Friday, Apr. 16, 1965

The Mixture as Before

The only thing wrong with last week's general election in Ireland was that it didn't solve anything. The campaign was one of the shortest on record --lasting only four weeks after Premier Sean Lemass decided to take his Fianna Fail Party to the country.

After 3 1/2 years of rule dependent on an alliance with independent members of the Dail--the Irish lower house--Lemass hoped to get a working majority. The opposition came from the Fine Gael Party led by James Dillon and the small but aggressive Labor Party of Brendan Corish. Lemass could, and did, campaign on the economic progress of recent years (TIME cover July 12, 1963). Fine Gael and Labor concentrated their fire on the lack of welfare planning. Fine Gael, which is normally conservative and devoted to free enterprise, veered left and proposed a "more equitable distribution" of the nation's wealth.

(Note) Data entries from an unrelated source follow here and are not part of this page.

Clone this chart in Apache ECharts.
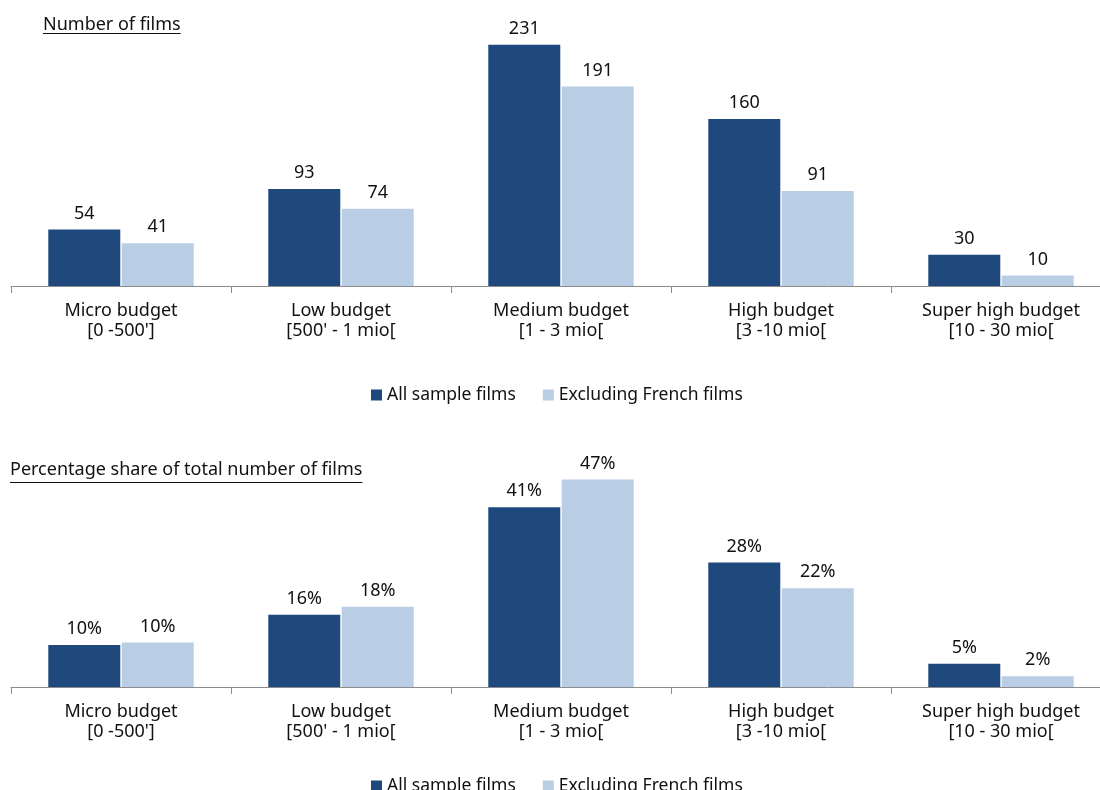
<!DOCTYPE html>
<html>
<head>
<meta charset="utf-8">
<script src="https://cdn.jsdelivr.net/npm/echarts@6/dist/echarts.min.js"></script>
<style>
    html, body { margin: 0; padding: 0; background: #fff; }
    #chart { width: 1100px; height: 790px; }
</style>
</head>
<body>
<div id="chart"></div>
<script>
// budget categories
var categories = [
    "Micro budget\n[0 -500']",
    "Low budget\n[500' - 1 mio[",
    "Medium budget\n[1 - 3 mio[",
    "High budget\n[3 -10 mio[",
    "Super high budget\n[10 - 30 mio["
]
var seriesNames = ['All sample films', 'Excluding French films']

// number of films
var filmsAll = [54, 93, 231, 160, 30]
var filmsExclFr = [41, 74, 191, 91, 10]

// percentage share of total (%)
var shareAll = [9.51, 16.37, 40.67, 28.17, 5.28]
var shareExclFr = [10.07, 18.18, 46.93, 22.36, 2.46]

var titles = ['Number of films', 'Percentage share of total number of films']

var FONT = '"Noto Sans", "Open Sans", sans-serif'
var darkBlue = '#1f497d'
var lightBlue = '#b9cde5'

function textWidth(txt, size){
    var c = document.createElement('canvas').getContext('2d')
    c.font = size + 'px ' + FONT
    return c.measureText(txt).width
}

var chart = echarts.init(document.getElementById('chart'))

function xAxisCfg(gridIndex){
    return {
        type: 'category',
        gridIndex: gridIndex,
        data: categories,
        axisLine: { lineStyle: { color: '#8c8c8c', width: 1 } },
        axisTick: { show: true, length: 7, lineStyle: { color: '#8c8c8c' } },
        axisLabel: {
            color: '#111',
            fontFamily: FONT,
            fontSize: 18,
            lineHeight: 20,
            margin: 15,
            interval: 0
        }
    }
}

function yAxisCfg(gridIndex, max){
    return {
        type: 'value',
        gridIndex: gridIndex,
        min: 0,
        max: max,
        show: false,
        splitLine: { show: false }
    }
}

function barSeries(name, data, color, idx, pct){
    return {
        name: name,
        type: 'bar',
        xAxisIndex: idx,
        yAxisIndex: idx,
        data: data,
        barWidth: 72,
        barGap: '2%',
        itemStyle: { color: color },
        label: {
            show: true,
            position: 'top',
            distance: 7,
            color: '#111',
            fontFamily: FONT,
            fontSize: 18,
            formatter: function(p){
                return pct ? Math.round(p.value) + '%' : p.value
            }
        }
    }
}

var t1w = textWidth(titles[0], 18)
var t2w = textWidth(titles[1], 18)

var legendText = { fontFamily: FONT, fontSize: 17.5, color: '#111' }

chart.setOption({
    animation: false,
    color: [darkBlue, lightBlue],
    title: [
        { text: titles[0], left: 43, top: 16, padding: 0,
          textStyle: { fontFamily: FONT, fontSize: 18, fontWeight: 'normal', color: '#111' } },
        { text: titles[1], left: 10, top: 461, padding: 0,
          textStyle: { fontFamily: FONT, fontSize: 18, fontWeight: 'normal', color: '#111' } }
    ],
    graphic: [
        { type: 'line', shape: { x1: 43, y1: 33.5, x2: 43 + t1w, y2: 33.5 }, style: { stroke: '#111', lineWidth: 1 } },
        { type: 'line', shape: { x1: 10, y1: 482.5, x2: 10 + t2w, y2: 482.5 }, style: { stroke: '#111', lineWidth: 1 } }
    ],
    legend: [
        {
            data: seriesNames, left: 366, top: 381,
            icon: 'rect', itemWidth: 11, itemHeight: 11, itemGap: 27,
            textStyle: legendText
        },
        {
            data: seriesNames, left: 366, top: 772,
            icon: 'rect', itemWidth: 11, itemHeight: 11, itemGap: 27,
            textStyle: legendText
        }
    ],
    grid: [
        { left: 11, width: 1100, top: 25, height: 261, outerBoundsMode: 'none' },
        { left: 11, width: 1100, top: 466, height: 221, outerBoundsMode: 'none' }
    ],
    xAxis: [xAxisCfg(0), xAxisCfg(1)],
    yAxis: [yAxisCfg(0, 250), yAxisCfg(1, 50)],
    series: [
        barSeries(seriesNames[0], filmsAll, darkBlue, 0, false),
        barSeries(seriesNames[1], filmsExclFr, lightBlue, 0, false),
        barSeries(seriesNames[0], shareAll, darkBlue, 1, true),
        barSeries(seriesNames[1], shareExclFr, lightBlue, 1, true)
    ]
})
</script>
</body>
</html>
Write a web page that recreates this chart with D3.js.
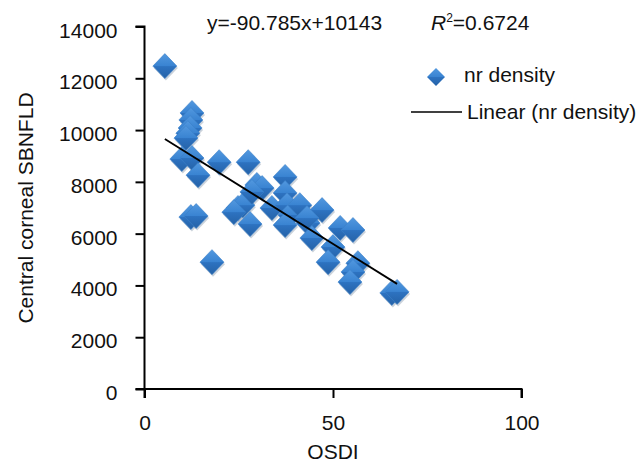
<!DOCTYPE html>
<html>
<head>
<meta charset="utf-8">
<script src="https://cdn.jsdelivr.net/npm/d3@7"></script>
<style>
  html, body { margin: 0; padding: 0; background: #fff; }
  svg { display: block; font-family: "Liberation Sans", Arial, sans-serif; }
</style>
</head>
<body>
<svg id="chart" width="641" height="463"></svg>
<script>
const osdi   = [5.4,12.6,12.3,12.1,11.5,11.0,9.9,12.6,14.2,19.8,27.5,12.3,13.7,17.9,24.8,26.1,23.7,28.0,29.8,31.2,28.5,37.3,37.3,33.8,37.8,38.6,37.3,47.1,43.4,41.2,43.1,44.4,51.9,55.3,50.0,48.7,56.6,55.3,54.5,65.6,67.0];
const sbnfld = [12470,10660,10390,10080,9880,9690,8880,8920,8260,8760,8760,6640,6680,4900,6990,7100,6830,6370,7880,7760,7610,8190,7570,6990,7100,6720,6330,6910,6410,7100,6600,5830,6220,6140,5480,4900,4860,4520,4130,3710,3750];
const xTicks = [0, 50, 100];
const yTicks = [0, 2000, 4000, 6000, 8000, 10000, 12000, 14000];
const trendSlope = -90.785;
const trendIntercept = 10143;
const equationText = "y=-90.785x+10143";
const r2Value = "0.6724";
const seriesName = "nr density";
const trendName = "Linear (nr density)";
const xTitle = "OSDI";
const yTitle = "Central corneal SBNFLD";

const svg = d3.select("#chart");
const x = d3.scaleLinear().domain([0, 100]).range([144.5, 521.5]);
const y = d3.scaleLinear().domain([0, 14000]).range([389, 26.5]);

const defs = svg.append("defs");
const grad = defs.append("linearGradient").attr("id", "dg").attr("x1", 0).attr("y1", 0).attr("x2", 0).attr("y2", 1);
[["0%", "#5298df"], ["48%", "#3a84d2"], ["52%", "#2d72c0"], ["100%", "#2562a7"]].forEach(s =>
  grad.append("stop").attr("offset", s[0]).attr("stop-color", s[1]));

const fontSize = 21;

// axes
const xAxis = svg.append("g").attr("transform", `translate(0,${y(0)})`)
  .call(d3.axisBottom(x).tickValues(xTicks).tickSize(9).tickPadding(17).tickFormat(d3.format("d")));
const yAxis = svg.append("g").attr("transform", `translate(${x(0)},0)`)
  .call(d3.axisLeft(y).tickValues(yTicks).tickSize(9).tickPadding(18).tickFormat(d3.format("d")));
[xAxis, yAxis].forEach(a => {
  a.select(".domain").attr("stroke", "#000").attr("stroke-width", 2);
  a.selectAll(".tick line").attr("stroke", "#000").attr("stroke-width", 2);
  a.selectAll(".tick text").attr("font-size", fontSize).attr("fill", "#111")
    .attr("font-family", "Liberation Sans, Arial, sans-serif");
});
xAxis.select(".domain").attr("d", `M${x(0)},9V0H${x(100)}V9`);
yAxis.select(".domain").attr("d", `M-9,${y(14000)}H0V${y(0)}H-9`);
yAxis.selectAll(".tick text").attr("dy", "0.5em");

// points
const pts = osdi.map((v, i) => ({x: v, y: sbnfld[i]}));
const diamond = "M0,-12.5L12,0L0,12.5L-12,0Z";
const g = svg.append("g");
g.selectAll("path.shadow").data(pts).join("path")
  .attr("class", "shadow")
  .attr("d", diamond)
  .attr("transform", d => `translate(${x(d.x) + 1},${y(d.y) + 2})`)
  .attr("fill", "#9aa8b8").attr("opacity", 0.5);
g.selectAll("path.pt").data(pts).join("path")
  .attr("class", "pt")
  .attr("d", diamond)
  .attr("transform", d => `translate(${x(d.x)},${y(d.y)})`)
  .attr("fill", "url(#dg)")
  .attr("stroke", "#3a7fc8").attr("stroke-width", 0.6);

// trend line
const ext = d3.extent(osdi);
svg.append("line")
  .attr("x1", x(ext[0])).attr("y1", y(trendSlope * ext[0] + trendIntercept))
  .attr("x2", x(ext[1])).attr("y2", y(trendSlope * ext[1] + trendIntercept))
  .attr("stroke", "#000").attr("stroke-width", 1.8);

// equation text
svg.append("text").attr("x", 207).attr("y", 30).attr("font-size", fontSize).attr("fill", "#111").text(equationText);
const r2 = svg.append("text").attr("x", 431).attr("y", 30).attr("font-size", fontSize).attr("fill", "#111");
r2.append("tspan").attr("font-style", "italic").text("R");
r2.append("tspan").attr("font-size", 12).attr("dy", -8).text("2");
r2.append("tspan").attr("dy", 8).text("=" + r2Value);

// legend
svg.append("path").attr("d", "M0,-9L9,0L0,9L-9,0Z")
  .attr("transform", "translate(436,77)").attr("fill", "url(#dg)");
svg.append("text").attr("x", 464).attr("y", 82).attr("font-size", fontSize).attr("fill", "#111").text(seriesName);
svg.append("line").attr("x1", 411).attr("x2", 462).attr("y1", 112).attr("y2", 112)
  .attr("stroke", "#000").attr("stroke-width", 1.5);
svg.append("text").attr("x", 467).attr("y", 119).attr("font-size", fontSize).attr("fill", "#111").text(trendName);

// axis titles
svg.append("text").attr("x", x(50)).attr("y", 459).attr("text-anchor", "middle")
  .attr("font-size", fontSize).attr("fill", "#111").text(xTitle);
svg.append("text").attr("transform", "translate(33,208) rotate(-90)").attr("text-anchor", "middle")
  .attr("font-size", fontSize).attr("fill", "#111").text(yTitle);
</script>
</body>
</html>
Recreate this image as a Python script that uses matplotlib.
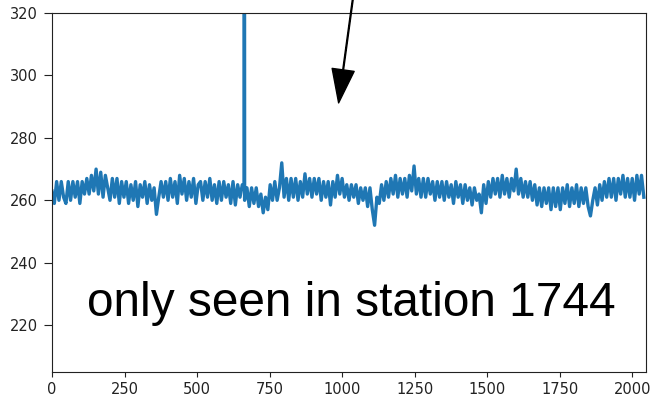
import numpy as np
import matplotlib
matplotlib.use("Agg")
import matplotlib.pyplot as plt

step = 8
values = [
    263, 259, 266, 260, 266, 261, 259, 266,
    260, 266, 261, 266, 259, 266, 262, 267,
    262, 268, 263, 270, 262, 269, 261, 268,
    264, 260, 267, 261, 267, 259, 266, 261,
    266, 259, 265, 260, 266, 258, 265, 261,
    266, 259, 265, 260, 264, 255.5, 261, 266,
    261, 266, 260, 267, 261, 266, 259, 268,
    262, 267, 260, 266, 261, 267, 259, 265,
    266, 260, 266, 261, 267, 260, 265, 259,
    266, 260, 266, 261, 265, 259, 266, 258.5,
    265, 261, 265, 260, 264, 258, 264, 259,
    264, 258, 262, 256, 261, 257, 265, 260,
    266, 260, 264, 272, 261, 267, 260, 267,
    261, 267, 260, 266, 261, 268.5, 262, 267,
    261, 267, 262, 267, 260, 266, 261, 266,
    258.5, 266, 261, 268, 262, 267, 261, 265,
    260, 265, 261, 265, 259, 264, 260, 264,
    258, 264, 257, 252, 261, 259, 265, 260,
    266, 261, 267, 262, 268, 261, 267, 262,
    267, 261, 268, 263, 271, 262, 267, 261,
    267, 261, 267, 262, 266, 260, 266, 261,
    266, 260, 266, 261, 265, 259, 266, 261,
    265, 259, 265, 260, 264, 258.5, 264, 260,
    262, 256, 265, 259, 266, 261, 267, 262,
    267, 261, 268, 262, 267, 261, 267, 263,
    270, 262, 267, 261, 266, 261, 266, 260,
    265, 258.5, 264, 258, 264, 259, 264, 257,
    264, 258, 264, 257, 264, 259, 265, 258,
    264, 259, 265, 258, 264, 259, 264, 258,
    255, 260, 264, 258.5, 265, 260, 266, 261,
    267, 261, 267, 260, 267, 262, 268, 261,
    267, 261, 267, 260, 268, 262, 268, 261,
]
# the single-sample spike near x = 663
spike_x = [662, 663, 664]
spike_y = [264, 480, 264]

label = "only seen in station 1744"

x = np.arange(len(values)) * step
y = np.array(values, dtype=float)
x = np.concatenate([x, spike_x])
y = np.concatenate([y, spike_y])
order = np.argsort(x, kind="stable")
x, y = x[order], y[order]

fig = plt.figure(figsize=(6.54, 3.94), dpi=100)
ax = fig.add_axes([0.0795, 0.0558, 0.9085, 0.9112])
ax.plot(x, y, color="#1f77b4", linewidth=2.4)
ax.set_xlim(0, 2048)
ax.set_ylim(205, 320)
ax.set_yticks([220, 240, 260, 280, 300, 320])
ax.set_xticks(range(0, 2001, 250))
ax.tick_params(labelsize=10.5, colors="#222222", labelcolor="#222222")
ax.tick_params(axis="y", length=6, pad=4)
for s in ax.spines.values():
    s.set_color("#222222")

ax.text(1030, 223, label, ha="center", va="baseline",
        fontsize=34.4, family="Liberation Sans", color="black")

ax.annotate("", xy=(988, 291.2), xytext=(1046, 330.6),
            arrowprops=dict(facecolor="black", edgecolor="black", width=0.6,
                            headwidth=16, headlength=24, shrink=0.0),
            annotation_clip=False)

fig.savefig("out.png", dpi=100)
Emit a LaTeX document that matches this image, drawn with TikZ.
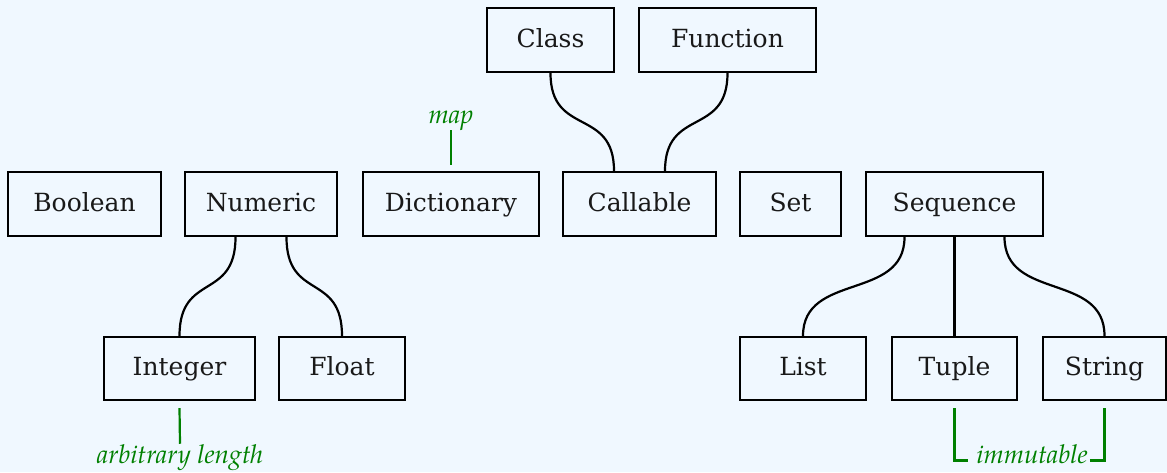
\documentclass[tikz,border=0pt]{standalone}
\usepackage{fontspec}
\setmainfont{DejaVu Serif}
\newfontfamily\lblfont{TeX Gyre Pagella}
\usetikzlibrary{calc}
\definecolor{bgcol}{HTML}{F0F8FF}
\definecolor{lblgreen}{HTML}{008000}
\tikzset{
  box/.style={draw=black, line width=2.2pt, rectangle, minimum height=64pt, inner sep=0pt,
    text height=18pt, text depth=4pt, text=black!90,
    font=\fontsize{25}{30}\selectfont},
  edge/.style={draw=black, line width=2.2pt},
  lbl/.style={inner sep=0pt, text=lblgreen, font=\fontsize{26}{30}\selectfont\lblfont\itshape},
  lblline/.style={draw=lblgreen, line width=2.2pt},
}
\begin{document}
\begin{tikzpicture}[x=1pt,y=-1pt]
\fill[bgcol] (0,0) rectangle (1167,472);
\useasboundingbox (0,0) rectangle (1167,472);
% top row
\node[box, minimum width=127pt] (Class) at (550.5,40) {Class};
\node[box, minimum width=177pt] (Function) at (727.5,40) {Function};
% middle row
\node[box, minimum width=153pt] (Boolean) at (84.5,204) {Boolean};
\node[box, minimum width=152pt] (Numeric) at (261,204) {Numeric};
\node[box, minimum width=176pt] (Dictionary) at (451,204) {Dictionary};
\node[box, minimum width=153pt] (Callable) at (639.5,204) {Callable};
\node[box, minimum width=101pt] (Set) at (790.5,204) {Set};
\node[box, minimum width=177pt] (Sequence) at (954.5,204) {Sequence};
% bottom row
\node[box, minimum width=151pt, minimum height=63pt] (Integer) at (179.5,368.5) {Integer};
\node[box, minimum width=126pt, minimum height=63pt] (Float) at (342,368.5) {Float};
\node[box, minimum width=126pt, minimum height=63pt] (List) at (803,368.5) {List};
\node[box, minimum width=125pt, minimum height=63pt] (Tuple) at (954.5,368.5) {Tuple};
\node[box, minimum width=123pt, minimum height=63pt] (String) at (1104.5,368.5) {String};
% connectors
\draw[edge] (Class.south) .. controls +(0,64) and +(0,-64) .. ($(Callable.north)+(-25.5,0)$);
\draw[edge] (Function.south) .. controls +(0,64) and +(0,-64) .. ($(Callable.north)+(25.5,0)$);
\draw[edge] ($(Numeric.south)+(-25.5,0)$) .. controls +(0,64) and +(0,-64) .. (Integer.north);
\draw[edge] ($(Numeric.south)+(25.5,0)$) .. controls +(0,64) and +(0,-64) .. (Float.north);
\draw[edge] ($(Sequence.south)+(-50,0)$) .. controls +(0,64) and +(0,-64) .. (List.north);
\draw[edge] (Sequence.south) -- (Tuple.north);
\draw[edge] ($(Sequence.south)+(50,0)$) .. controls +(0,64) and +(0,-64) .. (String.north);
% labels
\node[lbl, anchor=base] (map) at (451,123) {map};
\draw[lblline] ([yshift=6pt]Dictionary.north) -- (map.south);
\node[lbl, anchor=base] (arb) at (180,463) {arbitrary length};
\draw[lblline] ([yshift=-7pt]Integer.south) -- (arb.north);
\node[lbl, anchor=base] (imm) at (1032,463) {immutable};
\draw[lblline] ([yshift=-7pt]Tuple.south) |- ([xshift=-8pt]imm.mid west);
\draw[lblline] ([xshift=2pt]imm.mid east) -| ([yshift=-7pt]String.south);
\end{tikzpicture}
\end{document}
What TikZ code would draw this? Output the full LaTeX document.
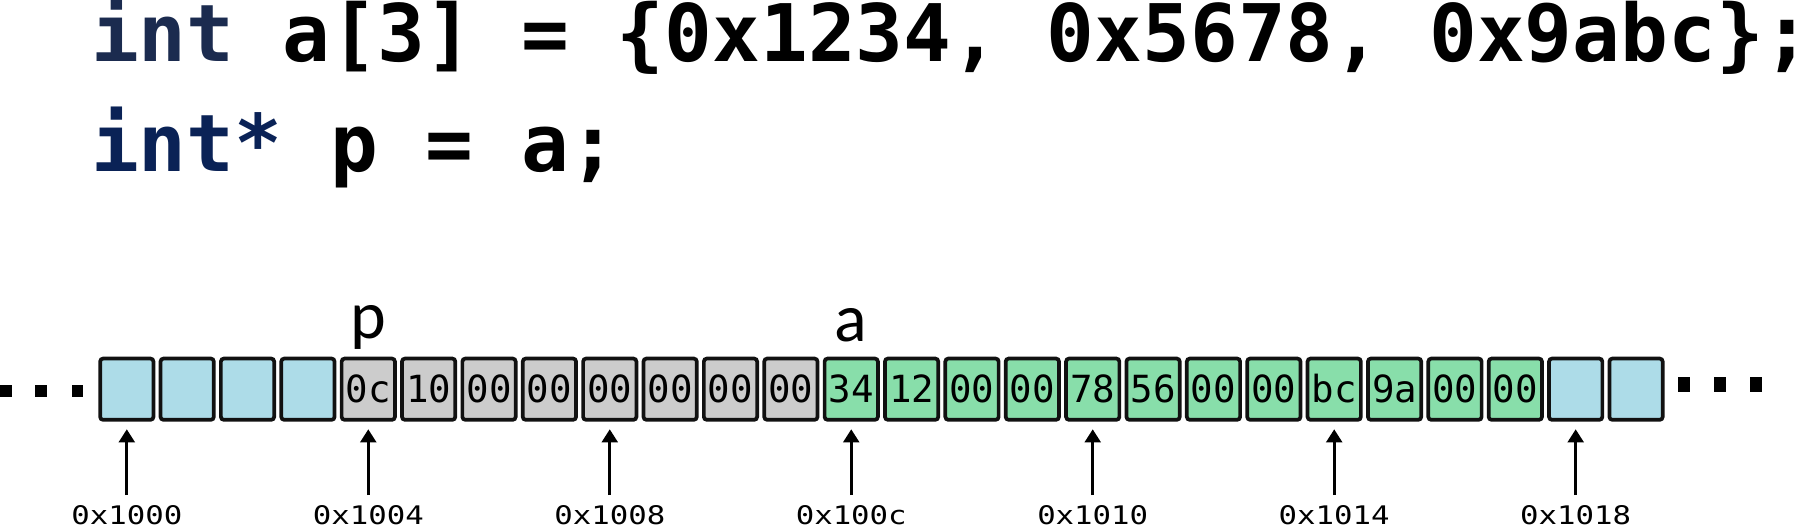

Apparently, Ireland's 1,700,000 voters did not know quite what to make of it as they trudged to the polls on election day. After casting their ballots, everyone sat back and waited while election officials struggled with the complex Irish proportional representation system. In two constituencies, recounts were called for by narrowly beaten candidates. In Longford, West Meath, the loser claimed that mental patients in Mullingar hospital, allowed to vote for the first time, had been subject to undue influence by their doctors. With three seats subject to recount, at week's end Lemass' Fianna Fail held 71 seats, a rise of one; Fine Gael, 46. Labor won 21 seats and Independents captured three. With almost half of the 144 seats in the Dail and the support of at least one independent, Lemass could govern Ireland--but just barely.